Compliance is still a key concern for many banks during the CDR roll-out and beyond. With most major banks built on technologies that are decades old, legacy infrastructure is an obvious roadblock.

The CDR presents a clean slate to build on top of core services and drive digital transformation in the banking sector. Forward-thinking banks are approaching the CDR as an opportunity to innovate and strategically modernise the tech stack.

Embrace the Public Cloud to Accelerate CDR Compliance

For instance, as banks start realising the benefits of becoming increasingly digital, they are able to leverage the capabilities of the public cloud to initially accelerate CDR compliance. In the long run, this helps to transform business models because cloud-hosted platforms enable banks to get their solutions to market faster, while being inherently more scalable, robust, secure, and far easier to iterate than anything delivered by a traditional data centre infrastructure.

We have helped many of our customers, like EDF and Origin Energy, to adopt a cloud native approach and migrate to the cloud.

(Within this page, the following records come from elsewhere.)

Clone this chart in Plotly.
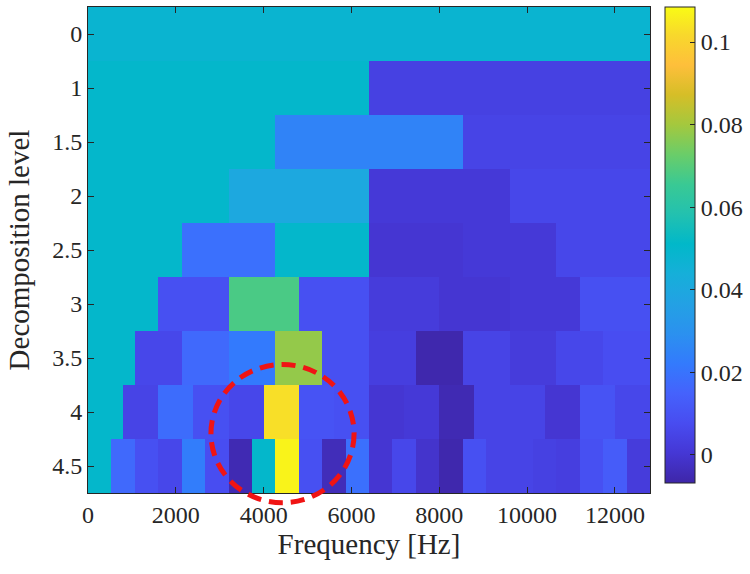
import numpy as np
import plotly.graph_objects as go

# ---------------- data ----------------
F_MAX = 12800  # Hz (fs/2)
level_labels = ["0", "1", "1.5", "2", "2.5", "3", "3.5", "4", "4.5"]

kurt_l0 = [0.048]
kurt_l1 = [0.050, 0.004]
kurt_l15 = [0.050, 0.025, 0.005]
kurt_l2 = [0.050, 0.040, 0.001, 0.006]
kurt_l25 = [0.050, 0.019, 0.050, 0.000, 0.001, 0.006]
kurt_l3 = [0.050, 0.009, 0.068, 0.009, 0.002, 0.000, 0.001, 0.009]
kurt_l35 = [0.050, 0.006, 0.017, 0.022, 0.078, 0.009,
            0.003, -0.006, 0.005, 0.002, 0.006, 0.008]
kurt_l4 = [0.050, 0.005, 0.018, 0.009, 0.006, 0.103, 0.010, 0.009,
           0.000, 0.001, -0.005, 0.005, 0.005, 0.000, 0.010, 0.006]
kurt_l45 = [0.050, 0.017, 0.009, 0.006, 0.023, 0.008, -0.005, 0.050,
            0.107, 0.009, -0.004, 0.019, 0.000, 0.006, -0.001, -0.006,
            0.009, 0.005, 0.005, 0.004, 0.003, 0.009, 0.013, 0.002]

rows = [kurt_l0, kurt_l1, kurt_l15, kurt_l2, kurt_l25,
        kurt_l3, kurt_l35, kurt_l4, kurt_l45]

Z_MIN, Z_MAX = -0.0068, 0.1085
cbar_ticks = [0, 0.02, 0.04, 0.06, 0.08, 0.1]
cbar_text = ["0", "0.02", "0.04", "0.06", "0.08", "0.1"]
x_ticks = [0, 2000, 4000, 6000, 8000, 10000, 12000]
x_tick_text = ["0", "2000", "4000", "6000", "8000", "10000", "12000"]

# highlighted region (frequency Hz, level row index)
circ_center_f, circ_center_row = 4430, 7.4
circ_half_f, circ_half_row = 1630, 1.28

# ---------------- build grid ----------------
NCOL = 48
z = [np.repeat(r, NCOL // len(r)).tolist() for r in rows]
x_edges = np.linspace(0, F_MAX, NCOL + 1)
y_idx = list(range(len(level_labels)))

parula = [
    [0.000, "#3E26A8"], [0.063, "#4537D5"], [0.125, "#484CF0"],
    [0.188, "#4562FC"], [0.250, "#337AFD"], [0.314, "#2B91EF"],
    [0.376, "#23A1E4"], [0.439, "#16AFD9"], [0.502, "#01B8C9"],
    [0.565, "#23C1AF"], [0.627, "#39C994"], [0.690, "#6ACD69"],
    [0.753, "#A4C83E"], [0.816, "#D6BE27"], [0.878, "#FEBF3B"],
    [0.941, "#F8D82C"], [1.000, "#F9FB15"],
]

FONT = "Liberation Serif, Times New Roman, serif"
INK = "#262626"

fig = go.Figure(go.Heatmap(
    z=z, x=x_edges, y=y_idx,
    colorscale=parula, zmin=Z_MIN, zmax=Z_MAX,
    colorbar=dict(
        x=1.027, xanchor="left", xpad=0,
        y=1, yanchor="top", ypad=0,
        len=0.979, lenmode="fraction", thickness=30,
        outlinewidth=1, outlinecolor=INK,
        tickvals=cbar_ticks, ticktext=cbar_text,
        ticks="inside", ticklen=5, tickcolor=INK,
        tickfont=dict(family=FONT, size=24, color=INK),
    ),
    hoverinfo="skip",
))

y_lo, y_hi = len(level_labels) - 0.5, -0.5


def fx(f):
    return f / F_MAX


def fy(r):
    return (y_lo - r) / (y_lo - y_hi)


fig.add_shape(
    type="circle", xref="paper", yref="paper",
    x0=fx(circ_center_f - circ_half_f), x1=fx(circ_center_f + circ_half_f),
    y0=fy(circ_center_row + circ_half_row), y1=fy(circ_center_row - circ_half_row),
    line=dict(color="#F01414", width=5, dash="14px,8px"),
    layer="above",
)

fig.update_layout(
    width=750, height=574,
    margin=dict(l=88, r=100, t=7, b=81, autoexpand=False),
    paper_bgcolor="white", plot_bgcolor="white",
    font=dict(family=FONT, color=INK),
    xaxis=dict(
        range=[0, F_MAX], tickvals=x_ticks, ticktext=x_tick_text,
        ticks="inside", ticklen=6, tickcolor=INK, mirror="ticks",
        showline=True, linecolor=INK, linewidth=1,
        showgrid=False, zeroline=False, automargin=False,
        tickfont=dict(family=FONT, size=24, color=INK),
        title=dict(text="Frequency [Hz]", font=dict(family=FONT, size=29, color=INK), standoff=6),
    ),
    yaxis=dict(
        range=[y_lo, y_hi], tickvals=y_idx, ticktext=level_labels,
        ticks="inside", ticklen=6, tickcolor=INK, mirror="ticks",
        showline=True, linecolor=INK, linewidth=1,
        showgrid=False, zeroline=False, automargin=False,
        tickfont=dict(family=FONT, size=24, color=INK),
        title=dict(text="Decomposition level", font=dict(family=FONT, size=29, color=INK), standoff=14),
    ),
)

fig.write_html("out.html", config={"displayModeBar": False},
               post_script="document.body.style.margin='0';")
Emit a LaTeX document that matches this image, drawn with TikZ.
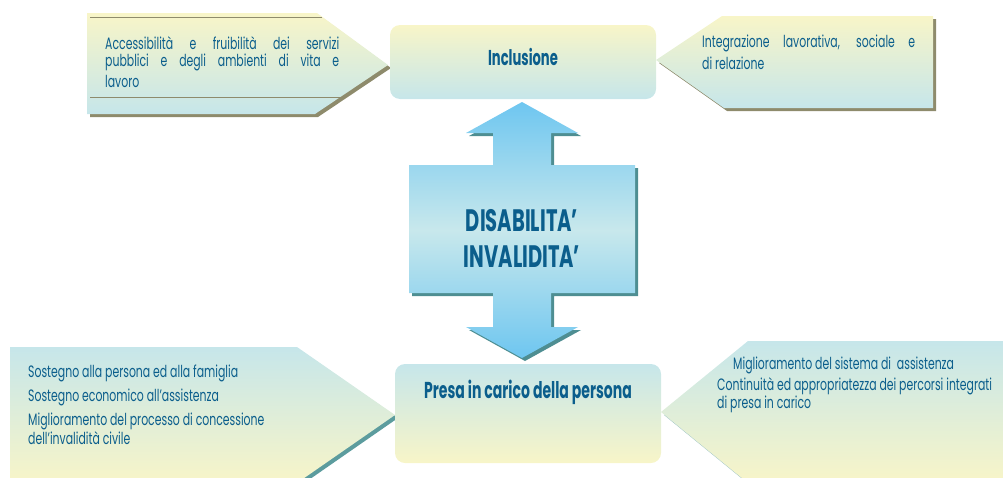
\documentclass[tikz,border=0pt]{standalone}
\usepackage{fontspec}
\setmainfont{Poppins}[FakeStretch=0.66]
\newfontfamily\titlefont{Poppins}[FakeStretch=0.61]
\newfontfamily\bigfont{Poppins}[FakeStretch=0.63]
\definecolor{cyel}{HTML}{F8F5C8}
\definecolor{ccya}{HTML}{C6E6EA}
\definecolor{ctxt}{HTML}{0B5E8C}
\definecolor{colive}{HTML}{8E8B6C}
\definecolor{cteal}{HTML}{5C9C9E}
\definecolor{ablue}{HTML}{6EC6F0}
\definecolor{apale}{HTML}{C8E8EC}
\definecolor{ashad}{HTML}{4E8E92}
\tikzset{
  txt/.style={anchor=west, inner sep=0pt, text=ctxt, font=\fontsize{16.5}{18}\selectfont},
  ttl/.style={inner sep=0pt, text=ctxt, font=\titlefont\bfseries\fontsize{21.5}{24}\selectfont},
  ttlb/.style={inner sep=0pt, text=ctxt, font=\titlefont\bfseries\fontsize{23}{26}\selectfont},
  big/.style={inner sep=0pt, text=ctxt, align=center, font=\bigfont\bfseries\fontsize{31}{36}\selectfont},
  ydown/.style={top color=cyel, bottom color=ccya},
  yup/.style={top color=ccya, bottom color=cyel},
}
\begin{document}
\begin{tikzpicture}[x=1pt,y=-1pt]
\useasboundingbox (0,0) rectangle (1003,477);
\begin{scope}
\clip (0,0) rectangle (1003,477);
% top-left pentagon
\fill[colive] (90,16) -- (320,16) -- (391,68) -- (318,117) -- (90,117) -- cycle;
\shade[ydown] (87,13) -- (317,13) -- (388,65) -- (315,114) -- (87,114) -- cycle;
\draw[colive, line width=0.8pt] (90,17) -- (322,17);
\draw[colive, line width=0.8pt] (90,97) -- (341,97);
% top-right pentagon
\fill[colive] (659,63) -- (725,19) -- (936,19) -- (936,111) -- (727,111) -- cycle;
\shade[ydown] (656,60) -- (722,16) -- (933,16) -- (933,108) -- (724,108) -- cycle;
% bottom-left pentagon
\fill[cteal] (13,350) -- (300,350) -- (398,418) -- (300,486) -- (13,486) -- cycle;
\shade[yup] (10,347) -- (297,347) -- (395,415) -- (297,483) -- (10,483) -- cycle;
% bottom-right pentagon
\fill[cteal!60] (664,415) -- (751,344) -- (1010,344) -- (1010,490) -- (751,486) -- cycle;
\shade[yup] (661,412) -- (748,341) -- (1010,341) -- (1010,483) -- (748,483) -- cycle;
% central double arrow
\fill[ashad] (525,105) -- (581,136) -- (554,136) -- (554,168) -- (638,168) -- (638,296) -- (554,296) -- (554,330) -- (581,330) -- (525,361) -- (469,330) -- (496,330) -- (496,296) -- (412,296) -- (412,168) -- (496,168) -- (496,136) -- (469,136) -- cycle;
\shade[top color=ablue, bottom color=ablue, middle color=apale] (522,102) -- (578,133) -- (551,133) -- (551,165) -- (635,165) -- (635,293) -- (551,293) -- (551,327) -- (578,327) -- (522,358) -- (466,327) -- (493,327) -- (493,293) -- (409,293) -- (409,165) -- (493,165) -- (493,133) -- (466,133) -- cycle;
% boxes
\shade[ydown, rounded corners=10pt] (390,25) rectangle (656,99);
\shade[yup, rounded corners=10pt] (395,364) rectangle (661,463);
\end{scope}
% titles
\node[ttl] (incl) at (523,57) {Inclusione};
\node[ttlb] (presa) at (528,392) {Presa in carico della persona};
\node[big] (dis) at (522,238) {DISABILITA’\\INVALIDITA’};
% top-left text
\node[txt] (tl1) at (105,43) {\makebox[234pt][s]{Accessibilità e fruibilità dei servizi}};
\node[txt] (tl2) at (105,62) {\makebox[234pt][s]{pubblici e degli ambienti di vita e}};
\node[txt] (tl3) at (105,81) {lavoro};
% top-right text
\node[txt] (tr1) at (702,43) {\makebox[213pt][s]{Integrazione lavorativa, sociale e}};
\node[txt] (tr2) at (702,63) {di relazione};
% bottom-left text
\node[txt] (bl1) at (28,373) {Sostegno alla persona ed alla famiglia};
\node[txt] (bl2) at (28,397) {Sostegno economico all’assistenza};
\node[txt] (bl3) at (28,421) {Miglioramento del processo di concessione};
\node[txt] (bl4) at (28,438) {dell’invalidità civile};
% bottom-right text
\node[txt] (br1) at (733,365) {Miglioramento del sistema di \ assistenza};
\node[txt] (br2) at (717,386) {Continuità ed appropriatezza dei percorsi integrati};
\node[txt] (br3) at (717,404) {di presa in carico};
\end{tikzpicture}
\end{document}
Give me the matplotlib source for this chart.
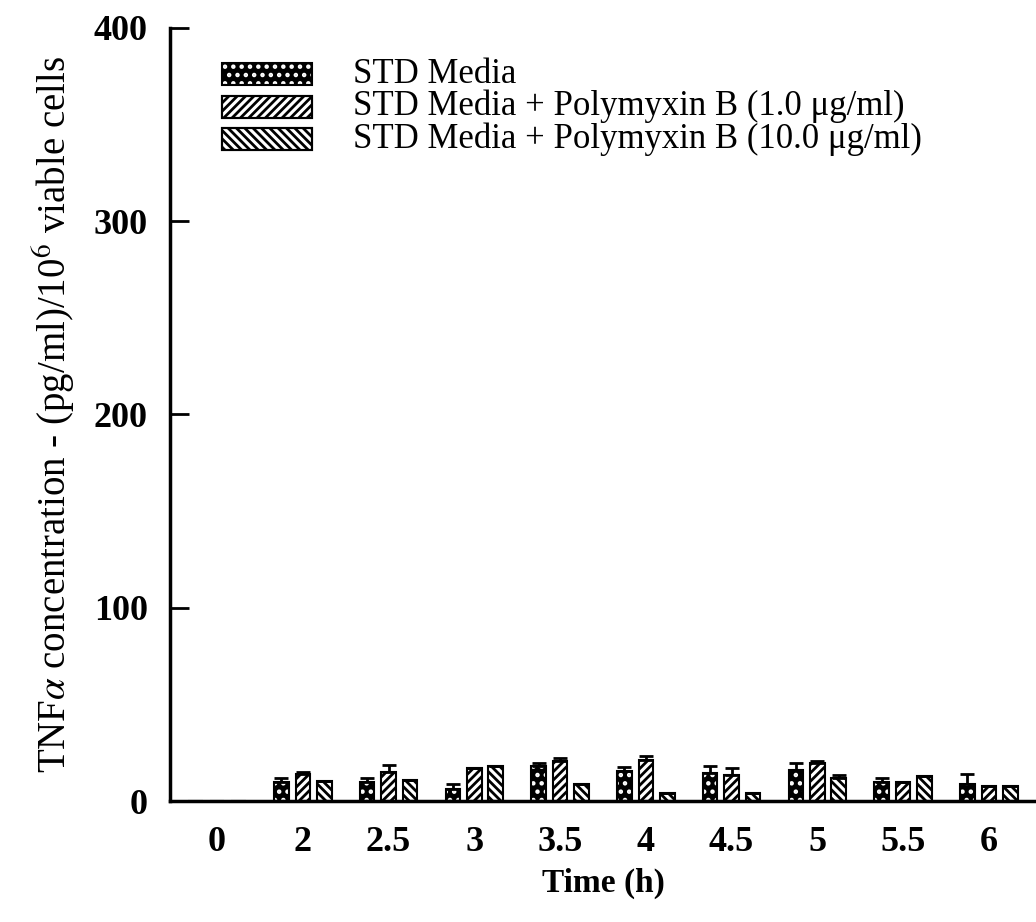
import numpy as np
import matplotlib
matplotlib.use('Agg')
import matplotlib.pyplot as plt
from matplotlib.patches import Rectangle

plt.rcParams['font.family'] = ['Liberation Serif', 'DejaVu Serif']
plt.rcParams['mathtext.fontset'] = 'stix'
plt.rcParams['hatch.linewidth'] = 2.0

# data
times = ['0', '2', '2.5', '3', '3.5', '4', '4.5', '5', '5.5', '6']
std_media = [0, 10, 10, 6.5, 18, 15.5, 14.5, 16, 10, 9]
std_media_err = [0, 2, 2, 2.5, 2, 2, 3.5, 4, 2, 5]
pmb_1 = [0, 14, 15, 17, 21, 21.5, 13.5, 20, 10, 8]
pmb_1_err = [0, 1, 3.5, 0, 1.5, 2, 3.5, 1, 0, 0]
pmb_10 = [0, 10.5, 11, 18, 9, 4.5, 4.5, 12, 13, 8]
pmb_10_err = [0, 0, 0, 0, 0, 0, 0, 1.5, 0, 0]

labels = ['STD Media',
          'STD Media + Polymyxin B (1.0 \u03bcg/ml)',
          'STD Media + Polymyxin B (10.0 \u03bcg/ml)']

x = np.arange(len(times))
w = 0.17
step = 0.25

fig = plt.figure(figsize=(10.36, 9.22), dpi=100)
ax = fig.add_axes([0.164, 0.131, 0.836, 0.839])

ekw = dict(ecolor='black', elinewidth=2, capthick=2)

def upper(err):
    return [np.zeros(len(err)), err]

# STD Media: black with white dots, then an outline on top
ax.bar(x - step, std_media, w, color='black', edgecolor='white', hatch='..', linewidth=0)
ax.bar(x - step, std_media, w, fill=False, edgecolor='black', linewidth=1.5,
       yerr=upper(std_media_err), capsize=5, error_kw=ekw)
ax.bar(x, pmb_1, w, color='white', edgecolor='black', hatch='////', linewidth=1.5,
       yerr=upper(pmb_1_err), capsize=5, error_kw=ekw)
ax.bar(x + step, pmb_10, w, color='white', edgecolor='black', hatch='\\\\\\\\', linewidth=1.5,
       yerr=upper(pmb_10_err), capsize=5, error_kw=ekw)

ax.set_xlim(-0.55, 9.55)
ax.set_ylim(0, 400)
ax.set_yticks([0, 100, 200, 300, 400])
ax.set_xticks(x)
ax.set_xticklabels(times)
ax.tick_params(axis='y', direction='in', length=14, width=2, labelsize=26, pad=16)
ax.tick_params(axis='x', length=0, labelsize=26, pad=18)
for lab in ax.get_xticklabels() + ax.get_yticklabels():
    lab.set_fontweight('bold')

ax.spines['top'].set_visible(False)
ax.spines['right'].set_visible(False)
ax.spines['left'].set_linewidth(2.5)
ax.spines['bottom'].set_linewidth(2.5)

ax.set_ylabel(r'TNF$\alpha$ concentration - (pg/ml)/10$^6$ viable cells', fontsize=28, labelpad=12)
ax.set_xlabel('Time (h)', fontsize=24, fontweight='bold', labelpad=6)

# legend drawn by hand so rows can sit as tight as in the original
rows = [0.940, 0.898, 0.856]
styles = [dict(facecolor='black', edgecolor='white', hatch='..', linewidth=0),
          dict(facecolor='white', edgecolor='black', hatch='////', linewidth=1.5),
          dict(facecolor='white', edgecolor='black', hatch='\\\\\\\\', linewidth=1.5)]
for yc, st, lab in zip(rows, styles, labels):
    ax.add_patch(Rectangle((0.060, yc - 0.0143), 0.104, 0.0286, transform=ax.transAxes,
                           clip_on=False, **st))
    ax.add_patch(Rectangle((0.060, yc - 0.0143), 0.104, 0.0286, transform=ax.transAxes,
                           clip_on=False, fill=False, edgecolor='black', linewidth=1.5))
    ax.text(0.211, yc, lab, transform=ax.transAxes, fontsize=25, va='center', ha='left')

fig.savefig('out.png', dpi=100)
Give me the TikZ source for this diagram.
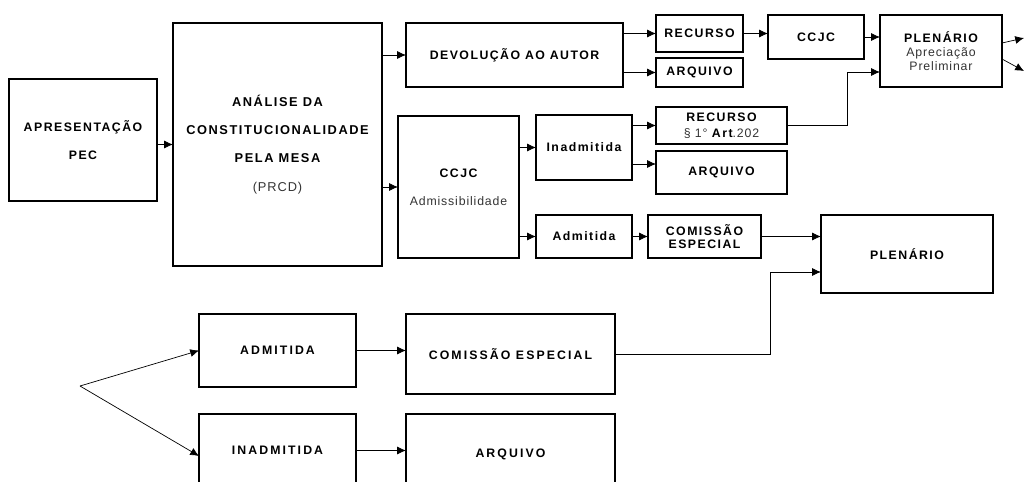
\documentclass[tikz,border=0pt]{standalone}
\usepackage{fontspec}
\newfontfamily\boxfont[LetterSpace=12]{Liberation Sans}
\newfontfamily\wideboxfont[LetterSpace=17]{Liberation Sans}
\usetikzlibrary{arrows.meta}
\definecolor{softtext}{HTML}{333333}
\newcommand\lighttext[1]{{\mdseries\addfontfeature{LetterSpace=7}\color{softtext}#1}}

\begin{document}
\begin{tikzpicture}[x=0.02cm, y=-0.02cm, >={Latex[length=5pt,width=4.5pt]}, thin,
  main node/.style={draw, line width=1.6pt, inner sep=0pt, outer sep=0pt, align=center, font=\boxfont\bfseries\fontsize{7}{8}\selectfont},
  low node/.style={main node, font=\wideboxfont\bfseries\fontsize{7}{8}\selectfont}]

      \useasboundingbox (0,0) rectangle (1024,481);

      \node[main node, minimum width=2.96cm, minimum height=2.44cm] (1) at (83,140) {APRESENTAÇÃO\\[8pt]PEC};
      \node[main node, minimum width=4.18cm, minimum height=4.86cm, font=\boxfont\bfseries\fontsize{7.3}{8}\selectfont] (2) at (277.5,144.5) {ANÁLISE DA\\[8pt]CONSTITUCIONALIDADE\\[8pt]PELA MESA\\[8pt]\lighttext{(PRCD)}};
      \node[main node, minimum width=4.34cm, minimum height=1.28cm] (3) at (514.5,55) {DEVOLUÇÃO AO AUTOR};
      \node[main node, minimum width=2.42cm, minimum height=2.84cm] (4) at (458.5,187) {CCJC\\[8pt]\lighttext{Admissibilidade}};
      \node[main node, minimum width=1.74cm, minimum height=0.74cm] (5) at (699.5,33.5) {RECURSO};
      \node[main node, minimum width=1.74cm, minimum height=0.58cm] (6) at (699.5,72.5) {ARQUIVO};
      \node[main node, minimum width=1.92cm, minimum height=0.88cm] (7) at (816,37) {CCJC};
      \node[main node, minimum width=2.44cm, minimum height=1.44cm] (8) at (941,51) {PLENÁRIO\\\lighttext{Apreciação}\\\lighttext{Preliminar}};
      \node[main node, minimum width=1.92cm, minimum height=1.30cm] (9) at (584,147.5) {Inadmitida};
      \node[main node, minimum width=2.62cm, minimum height=0.74cm] (10) at (721.5,125.5) {RECURSO\\[1pt]\lighttext{§ 1° }Art\lighttext{.202}};
      \node[main node, minimum width=2.62cm, minimum height=0.86cm] (11) at (721.5,172.5) {ARQUIVO};
      \node[main node, minimum width=1.92cm, minimum height=0.86cm] (12) at (584,236.5) {Admitida};
      \node[main node, minimum width=2.26cm, minimum height=0.86cm] (13) at (704.5,236.5) {COMISSÃO\\[-0.5pt]ESPECIAL};
      \node[main node, minimum width=3.44cm, minimum height=1.56cm] (14) at (907,254) {PLENÁRIO};
      \node[low node, minimum width=3.14cm, minimum height=1.46cm] (15) at (277.5,350.5) {ADMITIDA};
      \node[low node, minimum width=4.18cm, minimum height=1.60cm] (16) at (510.5,354) {COMISSÃO ESPECIAL};
      \node[low node, minimum width=3.14cm, minimum height=1.46cm] (17) at (277.5,450.5) {INADMITIDA};
      \node[low node, minimum width=4.18cm, minimum height=1.60cm] (18) at (510.5,454) {ARQUIVO};

      \coordinate (out1) at (1024,38);
      \coordinate (out2) at (1024,71);
      \coordinate (fork) at (80,386);
      \coordinate (in11) at ([yshift=0.17cm]11.west);
      \coordinate (in17) at ([yshift=-0.11cm]17.west);
      \coordinate (up8) at ([yshift=0.16cm]8.east);
      \coordinate (dn8) at ([yshift=-0.16cm]8.east);

      \path[->]
        (1.east |- 2.west) edge (2.west)
        (3.west -| 2.east) edge (3.west)
        (4.west -| 2.east) edge (4.west)
        (5.west -| 3.east) edge (5.west)
        (6.west -| 3.east) edge (6.west)
        (5.east) edge (5.east -| 7.west)
        (7.east) edge (7.east -| 8.west)
        (up8) edge (out1)
        (dn8) edge (out2)
        (9.west -| 4.east) edge (9.west)
        (10.west -| 9.east) edge (10.west)
        (in11 -| 9.east) edge (in11)
        (12.west -| 4.east) edge (12.west)
        (12) edge (13)
        (13.east) edge (13.east -| 14.west)
        (15.east) edge (15.east -| 16.west)
        (17.east) edge (17.east -| 18.west)
        (fork) edge (15.west)
        (fork) edge (in17);

      \draw[->] (10.east) -- ++(60,0) |- ([yshift=-0.42cm]8.west);
      \draw[->] (16.east) -- ++(155,0) |- ([yshift=-0.36cm]14.west);

\end{tikzpicture}
\end{document}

This leads to significantly faster, safer, and more cost-efficient roll-out of new features.

Adopt a Modern Operating Model to Support Move to Open Banking

As a consultancy that works with many of the big banks in Australia and globally, we are also seeing a connection between open banking and banks adopting a modern enterprise cloud operating model and new ways of working such as Enterprise DevOps / SRE. By breaking down silos traditionally found between software development and IT teams and adopting a collaborative approach, banks will benefit from faster software updates, the ability to solve critical issues quickly and achieve agile ways of working. Ultimately, this approach creates a data-centric culture which improves business productivity and helps guide key business decisions.

Creating a Competitive Landscape

It’s no secret the CDR presents both challenges and opportunities for FinTechs and incumbents. The CDR encourages competition between service providers. This means customers now have the power of choice on how to bank, which will lead to better prices and also more innovative products and services from the FSI players.

For the Australian consumer, switching providers will become easy. FinTechs will be able to win and onboard customers from traditional banks more quickly, potentially speeding up these players’ capture of market share. Smaller banks do have the advantage as incumbents have to give up elements of those precious data assets. On the flip side, the costs associated with the open banking regime may create roadblocks for FinTechs with smaller pockets.

CDR is the way forward. Incumbents need to be willing to be disruptive or risk becoming utilities that only provide money-moving rails alone. Whether bank or FinTech, the winners at the end of the day will be those that use CDR to offer new customer-centric, competitive, profit-generating products and services that customers value.